Two modern classics in Bengali avatars, about famous artists at the ends of their lives, exemplify the polar opposites of theatrical transference. Jadavpur Manthan merits plaudits for choosing Ibsen’s final testament, When We Dead Awaken, neglected because it transcends his usual realistic perimeters. A double ovation because Rajib Bardhan opts for a translation (Satya Bhaduri’s Jaganiya Mritajan), not adaptation, given Indian directorial apprehensions against the former approach. But one should always consult a recent translation, in this case the New Penguin Ibsen, for greater accuracy.

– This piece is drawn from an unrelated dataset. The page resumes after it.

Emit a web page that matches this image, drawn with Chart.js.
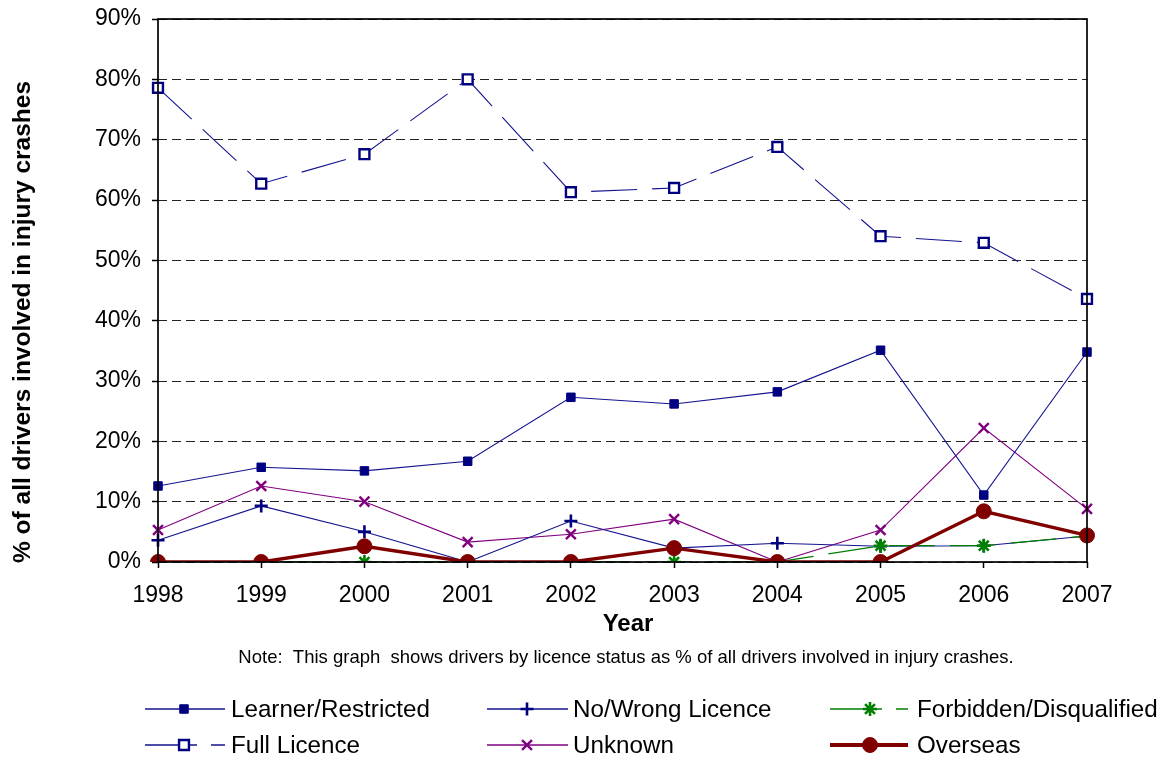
<!DOCTYPE html>
<html><head><meta charset="utf-8">
<script src="https://cdn.jsdelivr.net/npm/chart.js@4/dist/chart.umd.min.js"></script>
<style>html,body{margin:0;padding:0;background:#fff;overflow:hidden;} canvas{display:block;}</style>
</head><body>
<canvas id="c" width="1162" height="760"></canvas>
<script>
// ---- data ----
const years = ['1998','1999','2000','2001','2002','2003','2004','2005','2006','2007'];
const learnerRestricted = [12.6, 15.7, 15.1, 16.7, 27.3, 26.2, 28.2, 35.1, 11.1, 34.8];
const noWrongLicence    = [3.6, 9.3, 5.0, 0, 6.8, 2.3, 3.1, 2.6, 2.7, 4.3];
const forbiddenDisq     = [0, 0, 0, 0, 0, 0, 0, 2.7, 2.7, 4.3];
const fullLicence       = [78.6, 62.7, 67.6, 80.0, 61.3, 62.0, 68.8, 54.0, 52.9, 43.6];
const unknownStatus     = [5.3, 12.6, 10.0, 3.3, 4.6, 7.1, 0, 5.3, 22.2, 8.8];
const overseas          = [0, 0, 2.6, 0, 0, 2.3, 0, 0, 8.4, 4.4];
const yMin = 0, yMax = 90, yStep = 10;
const yTitle = '% of all drivers involved in injury crashes';
const xTitle = 'Year';
const noteText = 'Note:  This graph  shows drivers by licence status as % of all drivers involved in injury crashes.';

const FONT = '"Liberation Sans", Arial, sans-serif';

const datasets = [
  {label:'Learner/Restricted', data:learnerRestricted, borderColor:'#14148f', borderWidth:1.1,
   pointStyle:'rect', pointRadius:6, pointBackgroundColor:'#000080', pointBorderColor:'#000080', pointBorderWidth:1, order:1},
  {label:'No/Wrong Licence', data:noWrongLicence, borderColor:'#14148f', borderWidth:1.1,
   pointStyle:'cross', pointRadius:6.5, pointBackgroundColor:'#000080', pointBorderColor:'#000080', pointBorderWidth:2.6, order:3},
  {label:'Forbidden/Disqualified', data:forbiddenDisq, borderColor:'#008000', borderWidth:1.3, borderDash:[46,15],
   pointStyle:'star', pointRadius:7, pointBackgroundColor:'#008000', pointBorderColor:'#008000', pointBorderWidth:2.6, order:2},
  {label:'Full Licence', data:fullLicence, borderColor:'#14148f', borderWidth:1.1, borderDash:[46,15],
   pointStyle:'rect', pointRadius:7, pointBackgroundColor:'#ffffff', pointBorderColor:'#000080', pointBorderWidth:2.4, order:4},
  {label:'Unknown', data:unknownStatus, borderColor:'#800080', borderWidth:1.1,
   pointStyle:'crossRot', pointRadius:7, pointBackgroundColor:'#800080', pointBorderColor:'#800080', pointBorderWidth:2.4, order:5},
  {label:'Overseas', data:overseas, borderColor:'#800000', borderWidth:3.4,
   pointStyle:'circle', pointRadius:7.5, pointBackgroundColor:'#800000', pointBorderColor:'#800000', pointBorderWidth:1, order:0}
];
datasets.forEach(d => { d.fill = false; d.tension = 0; d.pointHoverRadius = d.pointRadius; });

const legendLayout = {
  rows: [709, 745],
  cols: [ {ls:145, le:225, mk:184, tx:231}, {ls:487, le:568, mk:527, tx:573}, {ls:830, le:908, mk:870, tx:917} ]
};

const extras = {
  id:'extras',
  afterDraw(chart){
    const ctx = chart.ctx, a = chart.chartArea;
    ctx.save();
    ctx.setLineDash([]);
    ctx.strokeStyle = '#000';
    ctx.lineWidth = 1.7;
    ctx.strokeRect(a.left, a.top, a.right - a.left, a.bottom - a.top);
    ctx.fillStyle = '#000';
    ctx.font = 'bold 24.5px ' + FONT;
    ctx.textAlign = 'center';
    ctx.textBaseline = 'middle';
    ctx.save();
    ctx.translate(23, 322);
    ctx.rotate(-Math.PI/2);
    ctx.fillText(yTitle, 0, 0);
    ctx.restore();
    ctx.font = 'bold 24px ' + FONT;
    ctx.fillText(xTitle, 628, 624);
    ctx.font = '18.5px ' + FONT;
    ctx.fillText(noteText, 626, 658);
    ctx.font = '24.2px ' + FONT;
    ctx.textAlign = 'left';
    chart.data.datasets.forEach((ds, i) => {
      const r = legendLayout.rows[Math.floor(i/3)], c = legendLayout.cols[i%3];
      ctx.setLineDash(ds.borderDash ? [52, 14] : []);
      ctx.strokeStyle = ds.borderColor;
      ctx.lineWidth = ds.borderWidth + 0.4;
      ctx.beginPath(); ctx.moveTo(c.ls, r); ctx.lineTo(c.le, r); ctx.stroke();
      ctx.setLineDash([]);
      ctx.fillStyle = ds.pointBackgroundColor;
      ctx.strokeStyle = ds.pointBorderColor;
      ctx.lineWidth = ds.pointBorderWidth;
      Chart.helpers.drawPoint(ctx, {pointStyle: ds.pointStyle, radius: ds.pointRadius, borderWidth: ds.pointBorderWidth, rotation: 0}, c.mk, r);
      ctx.fillStyle = '#000';
      ctx.fillText(ds.label, c.tx, r + 1);
    });
    ctx.restore();
  }
};

new Chart(document.getElementById('c'), {
  type:'line',
  data:{ labels: years, datasets: datasets },
  options:{
    responsive:false, animation:false, devicePixelRatio:1,
    layout:{ padding:{ top:19, right:75, left:0, bottom:0 } },
    plugins:{ legend:{display:false}, tooltip:{enabled:false}, title:{display:false} },
    scales:{
      x:{
        type:'category', offset:false,
        grid:{ drawOnChartArea:false, drawTicks:true, tickLength:6, tickColor:'#000', tickWidth:1.5 },
        border:{ display:false },
        ticks:{ color:'#000', font:{ family:FONT, size:23 }, padding:14, maxRotation:0, autoSkip:false },
        afterFit(s){ s.height = 198; s.paddingLeft = 0; s.paddingRight = 0; }
      },
      y:{
        min:yMin, max:yMax,
        grid:{ color:'#222', lineWidth:1, drawTicks:true, tickLength:6, tickColor:'#000', tickWidth:1.5, tickBorderDash:[] },
        border:{ display:false, dash:[9,5] },
        ticks:{ stepSize:yStep, color:'#000', font:{ family:FONT, size:23 }, padding:11, callback:v => v + '%' },
        afterFit(s){ s.width = 158; s.paddingTop = 0; s.paddingBottom = 0; }
      }
    }
  },
  plugins:[extras]
});
</script>
</body></html>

Ibsen’s psychoanalysis of the sculptor Rubek retrospecting about the personal losses incurred by his acts of omission and commission receives appropriately intense treatment from Bardhan in the lead, Kalpana Baruah as the spectrally white Irena (his muse-lover) and Rayati Bhattacharya as Maia (his much younger wife). Using period costume and looks to underpin the realism, Bardhan flits fluidly into symbolism and expressionism as implied by Ibsen. In flashback, he introduces a second, younger Rubek, who resembles the older one uncannily. However, he must not corrupt Ibsen’s sublime ending by inserting a gesture that almost suggests murder by sorcery.
In Theatre Workshop’s Dirgha Din Dagdha Rat, “inspired” by O’Neill’s masterpiece Long Day’s Journey into Night, also written late in life, Chandan Sen strays so far from his source that perhaps he should not cite it at all. This has nothing to do with transposing it to rural Bengal, for Indianizations can remain faithful to the original. But Sen converts one son into a daughter, whose estranged husband arrives lured by real-estate prospects, and adds a second character from the past also without antecedent. Moreover, various skeletons tumble out from the family cupboard. O’Neill did not focus on narrative, but on searing characterization of the parents and sons. Here, director Ashok Mukhopadhyay’s hands are tied by incidents and revelations that keep interfering. Despite accomplished actors in Mukhopadhyay (the father), Suranjana Dasgupta (the mother), Loknath De (the alcoholic son), Bindiya Ghosh (the daughter) and Nayana Saha (the maid), we ultimately have a formulaic middle-class domestic melodrama.